Problem to solve: What lines of the data hold the string "Write"? Pull each one out.

== Items

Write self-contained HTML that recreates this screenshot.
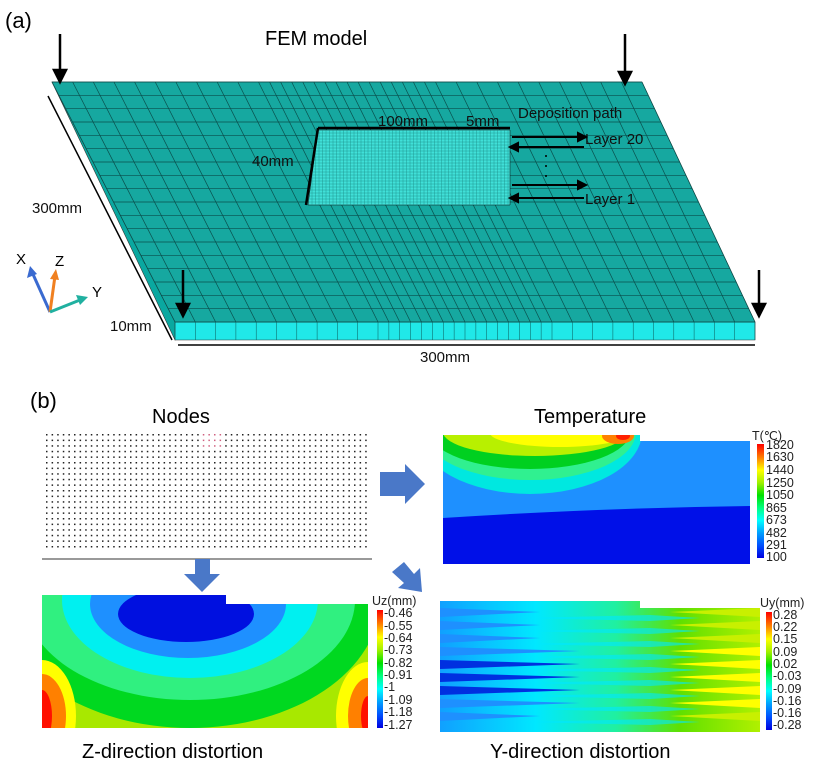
<!DOCTYPE html>
<html><head><meta charset="utf-8">
<style>
body{margin:0;background:#fff;}
svg{display:block;font-family:"Liberation Sans",sans-serif;}
</style></head>
<body>
<svg id="s" width="823" height="772" viewBox="0 0 823 772" xmlns="http://www.w3.org/2000/svg">
<defs>
<clipPath id="cz"><path d="M42,595 H226 V604 H368 V728 H42 Z"/></clipPath>
<clipPath id="ct"><path d="M443,435 H640 V441 H750 V564 H443 Z"/></clipPath>
<clipPath id="cy"><path d="M440,601 H640 V608 H760 V732 H440 Z"/></clipPath>
<linearGradient id="tb" x1="0" y1="1" x2="0" y2="0">
<stop offset="0" stop-color="#0000e0"/><stop offset="0.11" stop-color="#0050ff"/><stop offset="0.22" stop-color="#00a0ff"/><stop offset="0.33" stop-color="#00ffff"/><stop offset="0.44" stop-color="#00ff80"/><stop offset="0.55" stop-color="#00e000"/><stop offset="0.66" stop-color="#a0f000"/><stop offset="0.77" stop-color="#ffff00"/><stop offset="0.88" stop-color="#ff8000"/><stop offset="1" stop-color="#ff0000"/>
</linearGradient>
<linearGradient id="yg" x1="0" y1="0" x2="1" y2="0">
<stop offset="0" stop-color="#10a0ff"/><stop offset="0.3" stop-color="#00e8ff"/><stop offset="0.55" stop-color="#20f0a0"/><stop offset="0.75" stop-color="#60e000"/><stop offset="1" stop-color="#b0f000"/>
</linearGradient>
</defs>

<text x="5" y="28" font-size="22">(a)</text>
<text x="265" y="45" font-size="20">FEM model</text>

<!-- plate -->
<polygon points="52,82 58,82 181,322 175,340" fill="#0aa8a0" stroke="#333" stroke-width="0.6"/>
<polygon points="175,322 755,322 755,340 175,340" fill="#20e8e8" stroke="#333" stroke-width="0.6"/>
<polygon points="52,82 642,82 755,322 175,322" fill="#16a8a0" stroke="#333" stroke-width="0.6"/>
<g id="grid" stroke="#0a4f4c" stroke-width="0.7"></g>
<g id="fgrid" stroke="#0a5a58" stroke-width="0.5"></g>
<!-- deposit -->
<polygon points="318,130 510,130 510,205 308,205" fill="#40e0d8" stroke="#111" stroke-width="0.5"/>
<g id="dgrid" stroke="#1a8a86" stroke-width="0.4"></g>
<line x1="318" y1="128" x2="510" y2="128" stroke="#000" stroke-width="2.5"/>
<line x1="318" y1="128" x2="306" y2="205" stroke="#000" stroke-width="2.5"/>

<g font-size="15" fill="#111">
<text x="378" y="126">100mm</text>
<text x="466" y="126">5mm</text>
<text x="252" y="166">40mm</text>
<text x="518" y="118">Deposition path</text>
<text x="585" y="144">Layer 20</text>
<text x="585" y="204">Layer 1</text>
<text x="32" y="213">300mm</text>
<text x="110" y="331">10mm</text>
<text x="420" y="362">300mm</text>
</g>
<g stroke="#000" stroke-width="2" fill="#000">
<line x1="512" y1="137" x2="584" y2="137"/><polygon points="586,137 578,133 578,141"/>
<line x1="512" y1="147" x2="584" y2="147"/><polygon points="510,147 518,143 518,151"/>
<line x1="512" y1="185" x2="584" y2="185"/><polygon points="586,185 578,181 578,189"/>
<line x1="512" y1="198" x2="584" y2="198"/><polygon points="510,198 518,194 518,202"/>
</g>
<g fill="#000"><circle cx="546" cy="156" r="1"/><circle cx="546" cy="166" r="1"/><circle cx="546" cy="176" r="1"/></g>
<g stroke="#000" stroke-width="1.5">
<line x1="48" y1="96" x2="172" y2="340"/>
<line x1="178" y1="345" x2="755" y2="345"/>
</g>
<g stroke="#000" stroke-width="2.5" fill="#000">
<line x1="60" y1="34" x2="60" y2="72"/><polygon points="60,82 54,70 66,70"/>
<line x1="625" y1="34" x2="625" y2="74"/><polygon points="625,84 619,72 631,72"/>
<line x1="183" y1="270" x2="183" y2="306"/><polygon points="183,316 177,304 189,304"/>
<line x1="759" y1="270" x2="759" y2="306"/><polygon points="759,316 753,304 765,304"/>
</g>
<g stroke-width="3">
<line x1="50" y1="312" x2="32" y2="272" stroke="#3a6ad0"/><polygon points="30,266 27,278 37,274" fill="#3a6ad0"/>
<line x1="50" y1="312" x2="55" y2="276" stroke="#f08020"/><polygon points="56,269 50,279 59,280" fill="#f08020"/>
<line x1="50" y1="312" x2="80" y2="300" stroke="#20b0a0"/><polygon points="88,297 76,295 80,305" fill="#20b0a0"/>
</g>
<g font-size="15"><text x="16" y="264">X</text><text x="55" y="266">Z</text><text x="92" y="297">Y</text></g>

<!-- (b) -->
<text x="30" y="408" font-size="22">(b)</text>
<text x="152" y="423" font-size="20">Nodes</text>
<text x="534" y="423" font-size="20">Temperature</text>
<text x="82" y="758" font-size="20">Z-direction distortion</text>
<text x="490" y="758" font-size="20">Y-direction distortion</text>
<g id="dots" fill="#222"></g>
<line x1="42" y1="559" x2="372" y2="559" stroke="#999" stroke-width="2"/>

<g fill="#4a78c8">
<polygon points="380,472 405,472 405,464 425,484 405,504 405,496 380,496"/>
<polygon points="195,559 210,559 210,574 220,574 202,592 184,574 195,574"/>
<polygon points="392,572 404,562 414,574 420,568 422,592 398,588 404,583"/>
</g>

<!-- temperature -->
<g clip-path="url(#ct)">
<rect x="443" y="435" width="307" height="130" fill="#1e90ff"/>
<path d="M443,518 Q600,508 750,506 V565 H443 Z" fill="#0010e8"/>
<ellipse cx="530" cy="432" rx="112" ry="62" fill="#00e8e0"/>
<ellipse cx="530" cy="432" rx="106" ry="48" fill="#30f090"/>
<ellipse cx="530" cy="432" rx="100" ry="37" fill="#00d020"/>
<ellipse cx="535" cy="432" rx="92" ry="24" fill="#b8f000"/>
<ellipse cx="560" cy="433" rx="70" ry="14" fill="#ffff00"/>
<ellipse cx="618" cy="436" rx="16" ry="8" fill="#ff8000"/>
<ellipse cx="623" cy="436" rx="7" ry="4" fill="#ff2000"/>
</g>
<rect x="757" y="444" width="7" height="114" fill="url(#tb)"/>
<g font-size="12.5" fill="#222">
<text x="752" y="440">T(℃)</text>
<text x="766" y="449">1820</text><text x="766" y="461">1630</text><text x="766" y="474">1440</text><text x="766" y="487">1250</text><text x="766" y="499">1050</text><text x="766" y="512">865</text><text x="766" y="524">673</text><text x="766" y="537">482</text><text x="766" y="549">291</text><text x="766" y="561">100</text>
</g>

<!-- Z distortion -->
<g clip-path="url(#cz)">
<rect x="42" y="595" width="326" height="134" fill="#a8e800"/>
<ellipse cx="190" cy="600" rx="190" ry="128" fill="#00d820"/>
<ellipse cx="190" cy="600" rx="165" ry="100" fill="#30f080"/>
<ellipse cx="190" cy="600" rx="128" ry="78" fill="#00f0f0"/>
<ellipse cx="188" cy="604" rx="98" ry="54" fill="#1e90ff"/>
<ellipse cx="186" cy="614" rx="68" ry="28" fill="#0010e0"/>
<ellipse cx="42" cy="716" rx="34" ry="56" fill="#ffff00"/>
<ellipse cx="42" cy="716" rx="24" ry="42" fill="#ff8000"/>
<ellipse cx="42" cy="716" rx="10" ry="26" fill="#ff1000"/>
<ellipse cx="368" cy="716" rx="32" ry="54" fill="#ffff00"/>
<ellipse cx="368" cy="716" rx="20" ry="38" fill="#ff8000"/>
<ellipse cx="368" cy="716" rx="7" ry="20" fill="#ff1000"/>
</g>
<rect x="377" y="610" width="6" height="118" fill="url(#tb)"/>
<g font-size="12.5" fill="#222">
<text x="372" y="605">Uz(mm)</text>
<text x="384" y="617">-0.46</text><text x="384" y="630">-0.55</text><text x="384" y="642">-0.64</text><text x="384" y="654">-0.73</text><text x="384" y="667">-0.82</text><text x="384" y="679">-0.91</text><text x="384" y="691">-1</text><text x="384" y="704">-1.09</text><text x="384" y="716">-1.18</text><text x="384" y="729">-1.27</text>
</g>

<!-- Y distortion -->
<g clip-path="url(#cy)">
<rect x="440" y="601" width="320" height="132" fill="url(#yg)"/>
<g id="zig"></g>
</g>
<rect x="766" y="612" width="6" height="118" fill="url(#tb)"/>
<g font-size="12.5" fill="#222">
<text x="760" y="607">Uy(mm)</text>
<text x="773" y="619">0.28</text><text x="773" y="631">0.22</text><text x="773" y="643">0.15</text><text x="773" y="656">0.09</text><text x="773" y="668">0.02</text><text x="773" y="680">-0.03</text><text x="773" y="693">-0.09</text><text x="773" y="705">-0.16</text><text x="773" y="717">-0.16</text><text x="773" y="729">-0.28</text>
</g>
</svg>
<script>
var NS="http://www.w3.org/2000/svg";
function ln(g,x1,y1,x2,y2){var l=document.createElementNS(NS,"line");l.setAttribute("x1",x1);l.setAttribute("y1",y1);l.setAttribute("x2",x2);l.setAttribute("y2",y2);g.appendChild(l);}
var g=document.getElementById("grid");
function P(u,v){var xt=52+590*u,xb=175+580*u;return [xt+(xb-xt)*v,82+v*240];}
var cols=[];for(var i=0;i<=10;i++)cols.push(i*0.35/10);
for(var i=1;i<=16;i++)cols.push(0.35+i*0.3/16);
for(var i=1;i<=10;i++)cols.push(0.65+i*0.35/10);
cols.forEach(function(u){var a=P(u,0),b=P(u,1);ln(g,a[0],a[1],b[0],b[1]);});
for(var j=0;j<=18;j++){var v=j/18;var a=P(0,v),b=P(1,v);ln(g,a[0],a[1],b[0],b[1]);}
var f=document.getElementById("fgrid");
cols.forEach(function(u){var x=175+u*580;ln(f,x,322,x,340);});
var d=document.getElementById("dgrid");
for(var x=312;x<510;x+=3.5)ln(d,x,130,x,205);
for(var y=133;y<205;y+=3)ln(d,308+(205-y)/75*10,y,510,y);
var dots=document.getElementById("dots");
for(var r=0;r<21;r++)for(var c=0;c<58;c++){var e=document.createElementNS(NS,"rect");e.setAttribute("x",46+c*5.6);e.setAttribute("y",434+r*5.6);e.setAttribute("width",1.5);e.setAttribute("height",1.5);if(r<3&&c>=28&&c<32)e.setAttribute("fill","#d06080");dots.appendChild(e);}
var z=document.getElementById("zig");
for(var k=0;k<9;k++){var y=612+k*13;var p=document.createElementNS(NS,"polygon");
var len=(k>=3&&k<=7)?140:100;var col=(k>=4&&k<=6)?"#0030e0":"#1e90ff";
p.setAttribute("points","440,"+(y-4)+" "+(440+len)+","+y+" 440,"+(y+5));p.setAttribute("fill",col);z.appendChild(p);
var q=document.createElementNS(NS,"polygon");q.setAttribute("points","760,"+(y-4)+" "+(760-90)+","+y+" 760,"+(y+5));q.setAttribute("fill",(k>=3&&k<=7)?"#ffff00":"#c8f000");z.appendChild(q);
var w=document.createElementNS(NS,"polygon");w.setAttribute("points","520,"+(y+6)+" 650,"+(y+3)+" 700,"+(y+6)+" 650,"+(y+9));w.setAttribute("fill","#00e8ff");w.setAttribute("opacity","0.6");z.appendChild(w);}
</script>
</body></html>
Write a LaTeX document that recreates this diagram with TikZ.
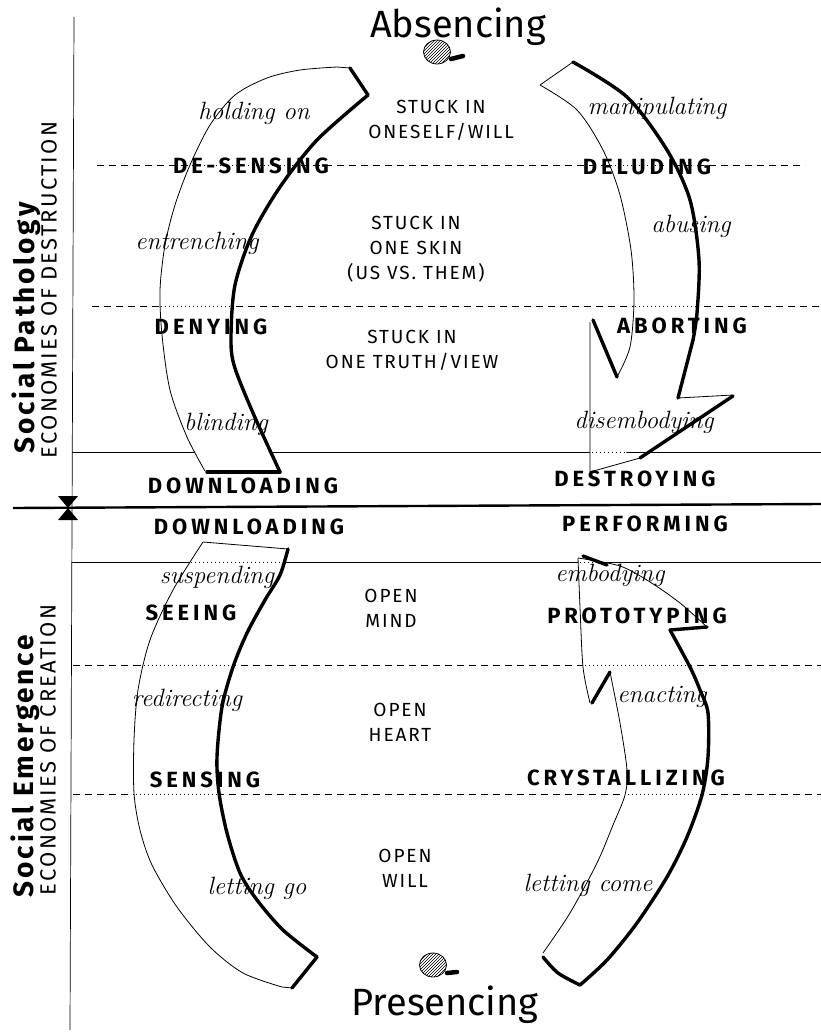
\documentclass[tikz,border=0pt]{standalone}
\usepackage{fontspec}
\usetikzlibrary{patterns,shapes.geometric}
\newfontfamily\handfont{Fira Sans}
\newfontfamily\capsfont[LetterSpace=10]{Fira Sans}
\newfontfamily\markfont[LetterSpace=18]{Fira Sans}
\newfontfamily\titlefont[LetterSpace=10]{Fira Sans}
\tikzset{bandthin/.style={line width=0.8pt, line join=round}}
\tikzset{bandthick/.style={line width=3.4pt, line cap=round, line join=round}}
\tikzset{gridline/.style={line width=0.7pt}}
\tikzset{griddash/.style={line width=0.8pt, dash pattern=on 7pt off 5pt}}
\tikzset{griddot/.style={line width=0.9pt, dash pattern=on 1pt off 3pt}}
\tikzset{stagename/.style={font=\markfont\bfseries\fontsize{22}{24}\selectfont, inner sep=0pt}}
\tikzset{movename/.style={font=\itshape\fontsize{25}{27}\selectfont, inner sep=0pt}}
\tikzset{fieldtext/.style={font=\capsfont\fontsize{19}{25}\selectfont, align=center, inner sep=0pt}}
\tikzset{pole/.style={font=\handfont\fontsize{38}{40}\selectfont, inner sep=0pt}}
\tikzset{hatchball/.style={ellipse, draw, line width=0.8pt, pattern=north east lines, minimum width=27pt, minimum height=24pt, inner sep=0pt}}
\tikzset{sidetitle/.style={rotate=90, font=\titlefont\bfseries\fontsize{28}{30}\selectfont, inner sep=0pt}}
\tikzset{sidesub/.style={rotate=90, font=\capsfont\fontsize{22}{24}\selectfont, inner sep=0pt}}
\begin{document}
\begin{tikzpicture}[x=1pt,y=-1pt]
	\useasboundingbox (0,0) rectangle (821,1036);
	\draw[gridline] (74,17) -- (70,1030);
	\draw[line width=2.4pt] (13,508) -- (821,504);
	\fill (58,496) -- (78,496) -- (58,520) -- (78,520) -- cycle;
	\foreach \yy in {452,562}
		\draw[gridline] (72,\yy) -- (821,\yy);
	\foreach \yy/\xa/\xb in {165/97/805,306/92/821,665/73/821,794/73/821}
		\draw[griddash] (\xa,\yy) -- (\xb,\yy);

	\fill[white] plot[smooth] coordinates {(337,67) (300,70) (267,78) (235,95) (210,125) (190,165) (175,205) (165,245) (160,290) (162,335) (170,390) (187,437) (205,471)}
		-- plot[smooth] coordinates {(280,472) (253,413) (234,365) (231,335) (235,285) (252,235) (280,187) (317,140) (368,95)} -- (350,68) -- cycle;
	\fill[white] plot[smooth] coordinates {(573,62) (627,97) (667,150) (690,200) (699,260) (697,313) (693,340)} -- (678,398) -- (733,395) -- (590,472) -- (590,322) -- (617,377)
		-- plot[smooth] coordinates {(630,347) (634,300) (631,250) (620,195) (603,150) (577,110) (540,85)} -- cycle;
	\fill[white] plot[smooth] coordinates {(203,542) (173,590) (150,640) (138,690) (134,740) (134,793) (140,830) (152,865) (177,907) (210,947) (243,973) (282,987)} -- (292,988)
		-- plot[smooth] coordinates {(317,957) (283,930) (257,900) (240,873) (227,833) (219,793) (217,757) (222,707) (233,667) (247,633) (265,600) (280,575) (288,549)} -- cycle;
	\fill[white] plot[smooth] coordinates {(580,985) (607,960) (637,923) (667,877) (687,837) (702,795) (708,757) (708,713) (700,690) (690,667) (670,630)} -- (707,627)
		-- plot[smooth] coordinates {(680,603) (650,582) (620,566) (578,558)} -- plot[smooth] coordinates {(580,607) (583,667) (590,703)} -- (610,672)
		-- plot[smooth] coordinates {(620,723) (627,770) (625,795) (613,825) (597,863) (570,913) (543,953)} -- cycle;
	\foreach \yy/\xa/\xb in {165/192/294,165/611/664,306/161/233,306/635/697,452/592/628,562/191/281,562/580/603,665/140/231,665/585/688,794/136/217,794/628/701}
		\draw[griddot] (\xa,\yy) -- (\xb,\yy);

	\draw[bandthin] plot[smooth] coordinates {(337,67) (300,70) (267,78) (235,95) (210,125) (190,165) (175,205) (165,245) (160,290) (162,335) (170,390) (187,437) (205,471)};
	\draw[bandthick] (207,472) -- (280,472);
	\draw[bandthick] plot[smooth] coordinates {(280,472) (253,413) (234,365) (231,335) (235,285) (252,235) (280,187) (317,140) (368,95)};
	\draw[bandthick] (368,95) -- (350,68);
	\draw[bandthin] (350,68) -- (337,67);

	\draw[bandthick] plot[smooth] coordinates {(573,62) (627,97) (667,150) (690,200) (699,260) (697,313) (693,340)};
	\draw[bandthick] (693,340) -- (678,398);
	\draw[bandthin] (678,398) -- (733,395);
	\draw[bandthick] (733,396) -- (640,458);
	\draw[bandthin] (640,458) -- (590,472) -- (590,322);
	\draw[bandthick] (593,320) -- (617,377);
	\draw[bandthin] plot[smooth] coordinates {(617,377) (630,347) (634,300) (631,250) (620,195) (603,150) (577,110) (540,85)};
	\draw[bandthin] (540,85) -- (573,62);

	\draw[bandthin] plot[smooth] coordinates {(203,542) (173,590) (150,640) (138,690) (134,740) (134,793) (140,830) (152,865) (177,907) (210,947) (243,973) (282,987)};
	\draw[bandthin] (282,987) -- (292,988);
	\draw[bandthick] (292,988) -- (317,957);
	\draw[bandthick] plot[smooth] coordinates {(317,957) (283,930) (257,900) (240,873) (227,833) (219,793) (217,757) (222,707) (233,667) (247,633) (265,600) (280,575) (288,549)};
	\draw[bandthin] (288,549) -- (203,542);

	\draw[bandthick] plot[smooth] coordinates {(580,985) (607,960) (637,923) (667,877) (687,837) (702,795) (708,757) (708,713) (700,690) (690,667) (670,630)};
	\draw[bandthick] (670,630) -- (707,627);
	\draw[bandthin] plot[smooth] coordinates {(707,627) (680,603) (650,582) (620,566) (578,558)};
	\draw[bandthick] (583,556) -- (607,565);
	\draw[bandthin] plot[smooth] coordinates {(578,558) (580,607) (583,667) (590,703)};
	\draw[bandthick] (592,703) -- (610,672);
	\draw[bandthin] plot[smooth] coordinates {(610,672) (620,723) (627,770) (625,795) (613,825) (597,863) (570,913) (543,953)};
	\draw[bandthick] plot[smooth] coordinates {(543,957) (558,973) (580,985)};

	\node[hatchball] (absencedot) at (437,52) {};
	\draw[line width=4.5pt, line cap=round] (451,59) -- (463,56);
	\node[hatchball] (presencedot) at (433,965) {};
	\draw[line width=4.5pt, line cap=round] (447,973) -- (457,972);
	\node[pole] (absencing) at (458,27) {Absencing};
	\node[pole] (presencing) at (445,1005) {Presencing};

	\node[sidetitle] (pathology) at (26,328) {Social Pathology};
	\node[sidesub] (destruction) at (49,290) {ECONOMIES OF DESTRUCTION};
	\node[sidetitle] (emergence) at (25,766) {Social Emergence};
	\node[sidesub] (creation) at (48,750) {ECONOMIES OF CREATION};

	\foreach \nm/\px/\py/\txt in {desensing/251/166/DE-SENSING,deluding/647/167/DELUDING,denying/211/327/DENYING,aborting/682/326/ABORTING,
		downloadup/243/486/DOWNLOADING,destroying/635/479/DESTROYING,downloadlow/249/527/DOWNLOADING,performing/645/524/PERFORMING,
		seeing/191/613/SEEING,prototyping/637/616/PROTOTYPING,sensing/205/780/SENSING,crystallizing/626/778/CRYSTALLIZING}
		\node[stagename] (\nm) at (\px,\py) {\txt};
	\foreach \nm/\px/\py/\txt in {holdingon/254/113/holding on,entrenching/197/243/entrenching,blinding/226/424/blinding,
		manipulating/657/108/manipulating,abusing/691/226/abusing,disembodying/644/422/disembodying,
		suspending/217/577/suspending,redirecting/187/700/redirecting,lettinggo/257/888/letting go,
		embodying/610/575/embodying,enacting/662/697/enacting,lettingcome/588/885/letting come}
		\node[movename] (\nm) at (\px,\py) {\txt};
	\foreach \nm/\px/\py/\txt in {stuckwill/441/120/{STUCK IN\\ONESELF/WILL},stuckskin/416/249/{STUCK IN\\ONE SKIN\\(US VS. THEM)},
		stucktruth/412/350/{STUCK IN\\ONE TRUTH/VIEW},openmind/391/608/{OPEN\\MIND},openheart/400/722/{OPEN\\HEART},openwill/405/868/{OPEN\\WILL}}
		\node[fieldtext] (\nm) at (\px,\py) {\txt};
\end{tikzpicture}
\end{document}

====

Answer to this problem:
Write self-contained HTML that recreates this screenshot.
Write a LaTeX document that recreates this diagram with TikZ.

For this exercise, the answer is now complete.